Le Covid-19 met le pétrole sous pression
La crise sanitaire actuelle et le confinement qui touche environ la moitié de la population mondiale conduisent nécessairement à une chute de la demande de pétrole d’environ 30 %, donc à une baisse du prix.
De plus, en mars, l’Arabie Saoudite et la Russie ont accru leur production de façon à faire chuter le prix du baril encore plus bas. Cette stratégie, a priori surprenante, avait notamment pour objectif d’asphyxier les producteurs de pétrole de schiste américains. Début avril, l’OPEP (Organisation des pays exportateurs de pétrole) et la Russie ont changé de stratégie et se sont engagés à réduire leur production de 10 %. Mais face à une baisse de la demande de 30 %, les prix sont restés très bas.
Alors qu’avant le déclenchement de l’épidémie, le baril de pétrole brent tournait autour de 65 dollars, il est momentanément passé sous les 20 dollars, soit le prix le plus bas en 20 ans.
Un prix du pétrole négatif, mais uniquement aux États-Unis
L’expression « le prix du pétrole », couramment utilisée, peut être trompeuse. En effet, il existe plusieurs types de pétroles ayant chacun un prix différent.
Les deux principaux sont le brent (pétrole de mer du Nord), et le West Texas Intermediate (ou WTI, soit le pétrole américain). Leurs prix diffèrent du fait de leur spécificité (teneur en soufre notamment) et de leur lieu de livraison.
Seul le pétrole américain (WTI) a vu son prix tomber en dessous de zéro dollar. Comme l’ensemble des marchés pétroliers mondiaux, le prix du WTI est pénalisé par le confinement qui bride la demande. Aux États-Unis, les capacités de stockage sont proches de la saturation, avec une offre toujours abondante (un puits de pétrole ne se ferme pas comme un simple robinet). De ce fait, le pétrole extrait peine à trouver un lieu de stockage physique, ce qui a poussé certains producteurs à payer pour se débarrasser d’un pétrole dont ils ne savaient que faire, autrement dit, le prix est devenu négatif.
Précisons le fonctionnement du marché pétrolier. Un acheteur a le choix entre acheter du pétrole au cours actuel (prix spot) ou avec une livraison différée dans le temps (souvent un mois), par exemple en anticipation d’un besoin futur et pour gérer au mieux ses stocks.
Dans le cas d’un achat avec livraison différée, on parle de contrat à terme (ou « future » en anglais), qui sont des engagements fermes de livraison d’un actif (ici du pétrole) à une date et à des conditions établies à l’avance.

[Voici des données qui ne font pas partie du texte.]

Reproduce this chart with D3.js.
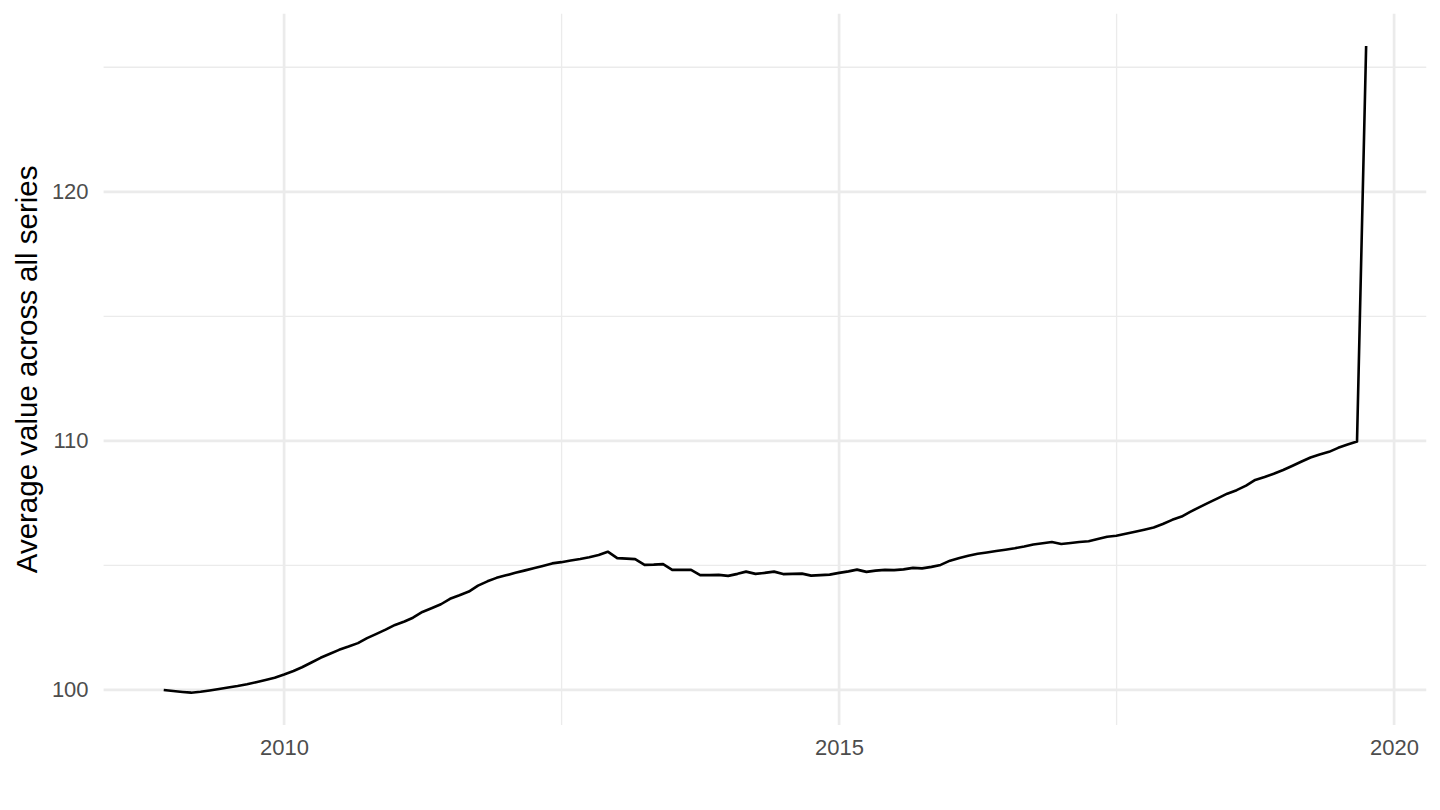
<!DOCTYPE html>
<html>
<head>
<meta charset="utf-8">
<script src="https://cdn.jsdelivr.net/npm/d3@7"></script>
<style>
  html, body { margin: 0; padding: 0; background: #fff; }
  svg { display: block; font-family: "Liberation Sans", Arial, Helvetica, sans-serif; }
</style>
</head>
<body>
<svg id="chart" width="1440" height="810"></svg>
<script>
// Monthly averages, one array per year (first entry of 2008 is December)
const v2008 = [100.00];
const v2009 = [99.96, 99.92, 99.89, 99.93, 99.98, 100.04, 100.10, 100.16, 100.23, 100.31, 100.40, 100.49];
const v2010 = [100.62, 100.76, 100.91, 101.10, 101.29, 101.45, 101.61, 101.74, 101.88, 102.08, 102.25, 102.42];
const v2011 = [102.61, 102.75, 102.90, 103.13, 103.28, 103.44, 103.66, 103.80, 103.95, 104.19, 104.36, 104.50];
const v2012 = [104.60, 104.70, 104.79, 104.89, 104.98, 105.08, 105.13, 105.20, 105.26, 105.33, 105.42, 105.55];
const v2013 = [105.29, 105.27, 105.25, 105.02, 105.03, 105.05, 104.82, 104.82, 104.82, 104.61, 104.61, 104.62];
const v2014 = [104.58, 104.66, 104.75, 104.66, 104.70, 104.75, 104.65, 104.66, 104.67, 104.59, 104.61, 104.63];
const v2015 = [104.70, 104.76, 104.83, 104.74, 104.79, 104.82, 104.81, 104.84, 104.90, 104.88, 104.94, 105.02];
const v2016 = [105.19, 105.30, 105.39, 105.47, 105.52, 105.58, 105.63, 105.69, 105.76, 105.84, 105.89, 105.94];
const v2017 = [105.86, 105.90, 105.94, 105.97, 106.06, 106.15, 106.19, 106.27, 106.35, 106.43, 106.52, 106.66];
const v2018 = [106.83, 106.96, 107.15, 107.34, 107.52, 107.70, 107.88, 108.02, 108.20, 108.43, 108.55, 108.68];
const v2019 = [108.83, 109.00, 109.16, 109.33, 109.45, 109.56, 109.72, 109.85, 109.97, 125.85];

const yearValues = [
  [2008, 12, v2008], [2009, 1, v2009], [2010, 1, v2010], [2011, 1, v2011],
  [2012, 1, v2012], [2013, 1, v2013], [2014, 1, v2014], [2015, 1, v2015],
  [2016, 1, v2016], [2017, 1, v2017], [2018, 1, v2018], [2019, 1, v2019]
];

const xTickYears = [2010, 2015, 2020];
const yTicks = [100, 110, 120];
const yMinorTicks = [105, 115, 125];
const yTitle = 'Average value across all series';

// build point list
const data = [];
yearValues.forEach(([year, firstMonth, vals]) => {
  vals.forEach((v, i) => data.push({ date: new Date(year, firstMonth - 1 + i, 1), value: v }));
});

const W = 1440, H = 810;
const panel = { left: 103.6, right: 1426.25, top: 13.75, bottom: 725 };

// ggplot-style 5% expansion
function expand(ext, mult) {
  const d = ext[1] - ext[0];
  return [ext[0] - d * mult, ext[1] + d * mult];
}

const xExt = d3.extent(data, d => +d.date);
const xDom = expand(xExt, 0.05).map(t => new Date(t));
const yDom = expand(d3.extent(data, d => d.value), 0.05);

const x = d3.scaleTime().domain(xDom).range([panel.left, panel.right]);
const y = d3.scaleLinear().domain(yDom).range([panel.bottom, panel.top]);

const svg = d3.select('#chart');
svg.append('rect').attr('width', W).attr('height', H).attr('fill', '#fff');

const xTicks = xTickYears.map(yr => new Date(yr, 0, 1));
const xMinor = [];
for (let i = 0; i < xTicks.length - 1; i++) {
  xMinor.push(new Date((+xTicks[i] + +xTicks[i + 1]) / 2));
}

const grid = svg.append('g').attr('class', 'grid');

// minor grid
grid.selectAll('line.ymin')
  .data(yMinorTicks.filter(v => v >= yDom[0] && v <= yDom[1]))
  .join('line')
  .attr('class', 'ymin')
  .attr('x1', panel.left).attr('x2', panel.right)
  .attr('y1', d => y(d)).attr('y2', d => y(d))
  .style('stroke', '#EBEBEB').style('stroke-width', 1.35);

grid.selectAll('line.xmin')
  .data(xMinor)
  .join('line')
  .attr('class', 'xmin')
  .attr('y1', panel.top).attr('y2', panel.bottom)
  .attr('x1', d => x(d)).attr('x2', d => x(d))
  .style('stroke', '#EBEBEB').style('stroke-width', 1.35);

// major grid
grid.selectAll('line.ymaj')
  .data(yTicks)
  .join('line')
  .attr('class', 'ymaj')
  .attr('x1', panel.left).attr('x2', panel.right)
  .attr('y1', d => y(d)).attr('y2', d => y(d))
  .style('stroke', '#EBEBEB').style('stroke-width', 2.7);

grid.selectAll('line.xmaj')
  .data(xTicks)
  .join('line')
  .attr('class', 'xmaj')
  .attr('y1', panel.top).attr('y2', panel.bottom)
  .attr('x1', d => x(d)).attr('x2', d => x(d))
  .style('stroke', '#EBEBEB').style('stroke-width', 2.7);

// axes (labels only, no lines / ticks as in theme_minimal)
const xAxis = svg.append('g')
  .attr('transform', `translate(0,${panel.bottom})`)
  .call(d3.axisBottom(x).tickValues(xTicks).tickFormat(d3.timeFormat('%Y')).tickSize(0).tickPadding(14));
xAxis.select('.domain').remove();
xAxis.selectAll('text')
  .style('font-size', '22px')
  .style('fill', '#4D4D4D')
  .attr('font-family', null);

const yAxis = svg.append('g')
  .attr('transform', `translate(${panel.left},0)`)
  .call(d3.axisLeft(y).tickValues(yTicks).tickFormat(d3.format('d')).tickSize(0).tickPadding(15));
yAxis.select('.domain').remove();
yAxis.selectAll('text')
  .style('font-size', '22px')
  .style('fill', '#4D4D4D')
  .attr('font-family', null);

// y title
svg.append('text')
  .attr('transform', `translate(37,${(panel.top + panel.bottom) / 2}) rotate(-90)`)
  .attr('text-anchor', 'middle')
  .style('font-size', '29.5px')
  .style('fill', '#000')
  .text(yTitle);

// data line
const line = d3.line()
  .x(d => x(d.date))
  .y(d => y(d.value));

svg.append('path')
  .datum(data)
  .attr('d', line)
  .style('fill', 'none')
  .style('stroke', '#000')
  .style('stroke-width', 2.6)
  .style('stroke-linejoin', 'round');
</script>
</body>
</html>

La date d’échéance pour les contrats à terme de mai pour le WTI était le mardi 21 avril. Or, les capacités de stockage étant saturées, les détenteurs de tels contrats se sont précipités pour les revendre, notamment le lundi 20 avril. Cette frénésie de vente a fait plonger le prix des contrats à terme pour livraison en mai en territoire négatif (jusqu’à – 40,3 dollars dans la journée du 20 mai, et – 37,6 dollars à la clôture).
Le prix spot du pétrole a quant à lui clôturé à – 36,98 dollars lundi 20 avril.
Ce plongeon pourrait avoir des conséquences catastrophiques pour les producteurs de pétrole de schiste aux États-Unis, qui ont besoin d’un prix du baril d’environ 50 à 60 dollars pour être profitables. Ces entreprises étant lourdement endettées, d’éventuelles faillites pourraient avoir des conséquences sur les marchés financiers, déjà malmenés depuis plusieurs mois par la pandémie du Covid 19.